Hahna Norman

Personal information
- Born: October 26, 2004 (age 21) Arizona, U.S.

Sport
- Country: United States
- Sport: Snowboarding
- Event(s): Slopestyle, Big air
- Club: Ski & Snowboard Club Vail

= Hahna Norman =

American snowboarder (born 2004)

Hahna Norman (born October 26, 2004) is an American professional snowboarder, specializing in slopestyle and big air. She represented the United States in slopestyle and big air at the 2026 Winter Olympics, her first Olympic Games.

==Early life==
Born in Arizona, Norman grew up in Truckee, California near Lake Tahoe.

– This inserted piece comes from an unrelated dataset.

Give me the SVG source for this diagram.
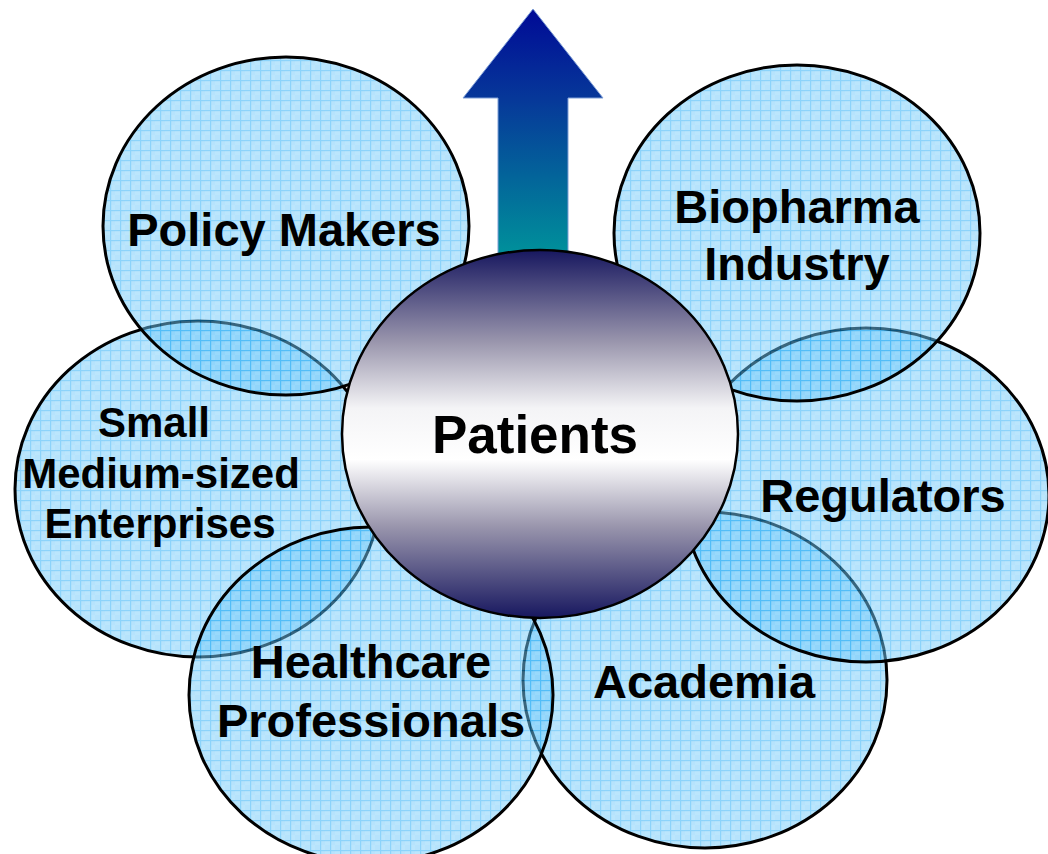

She pursued ski racing before switching to snowboarding at age 8. She lived in Rome, Italy from ages ten to thirteen before returning to Truckee and joining the Northstar Snowboard Team. During high school, she moved to Colorado to attend Vail Ski & Snowboard Academy and train full time.

==Career==
Norman made her World Cup debut in Switzerland during the 2021-22 FIS Snowboard World Cup. At an event in Calgary, Norman tore her ACL, requiring surgery and six months of recovery. The injury also cost her a chance to qualify for the 2022 Winter Olympics. After returning to competition, Norman won the slopestyle title at the 2023 U.S National Championships at Copper Mountain. After multiple top-10 finishes during the 2024-25 FIS Snowboard World Cup, she was selected to the U.S team for the 2025 FIS Snowboard World Championships, where she finished 10th in big air and 18th in slopestyle.

Norman was selected to represent the U.S. for the 2026 Winter Olympics. She was the oldest member of the slopestyle team at just 21 years old.